Furthermore, the class of beings includes not only the whole surface of Earth but the sun and the moon. From the point of view of indigenous wisdom, interrelatedness is more than just a belief; it is a felt sense of love, respect, and reverence for Earth itself. Sacred Instructions is actually about how indigenous peoples, in this case, Native Americans, express this love and how it informs their behaviour towards each other, other-than-human beings and essentially their whole environment.
Mitchell writes about her heartfelt experience with views on indigenous rights, environmental justice, and spiritual change. These topics and several others are woven into her personal stories and, with the help of her ancestors and indigenous elders, reflect and enliven their wise teachings and connection to the Creator. Mitchell makes the most of her extensive learning by melding current social issues into an easily understood historical perspective. She weaves clarity into many complex issues diffused with darkness brought on by the shadow of a patriarchal, cynical and materialistic society.
In addition to her three primary themes, the book is packed with supporting topics written in a fast moving and personal manner that will hold your interest and perhaps serve as a reminder that the hinges are coming loose from the doors of our capitalistic/materialistic culture. These include examples of how to deal with conflict by establishing trust and the harmonisation of interests, learning to trust our inner teacher and finding that families are often our greatest teachers.
Mitchell speaks forcefully about the impact of colonialism on native peoples and points out that Colonialism has led us all to the brink of destruction. She explains how the pain of trauma can be transferred from one generation to the next which results in torment and despair. There is also group trauma which can turn into cognitive distortions. It is sometimes difficult to move on when one is reminded of past hostilities like the Inyan Ska (massacre at Whitestone Hill) in North Dakota. The Dakota Access pipeline was constructed through the gravesites. LaDonna Brave Bull Allard, the founder of Standing Rock Sioux Camp tells the story passed down to her from her great grandmother Mary Big Moccasin.
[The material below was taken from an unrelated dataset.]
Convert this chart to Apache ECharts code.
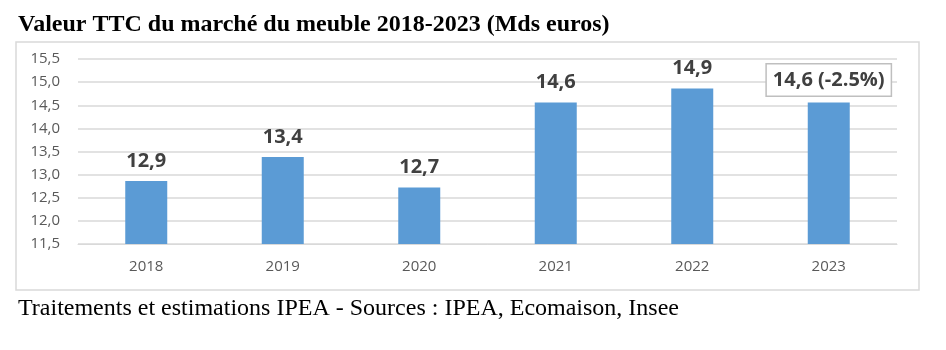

There are also highly informative discussions about the factors that drive tyranny. These include conquest, domination and a hierarchical social structure rather than a cooperative one. I was especially impressed by how Mitchell includes examples and remedies for these harmful practices.
Our culture’s agreement that humans have an inherent right to thrive in our environment is inextricably connected to the responsibility to share and cooperate not only with other humans, but on a grand scale with the planet and all life. In other words, we don’t have an exclusive right to thrive.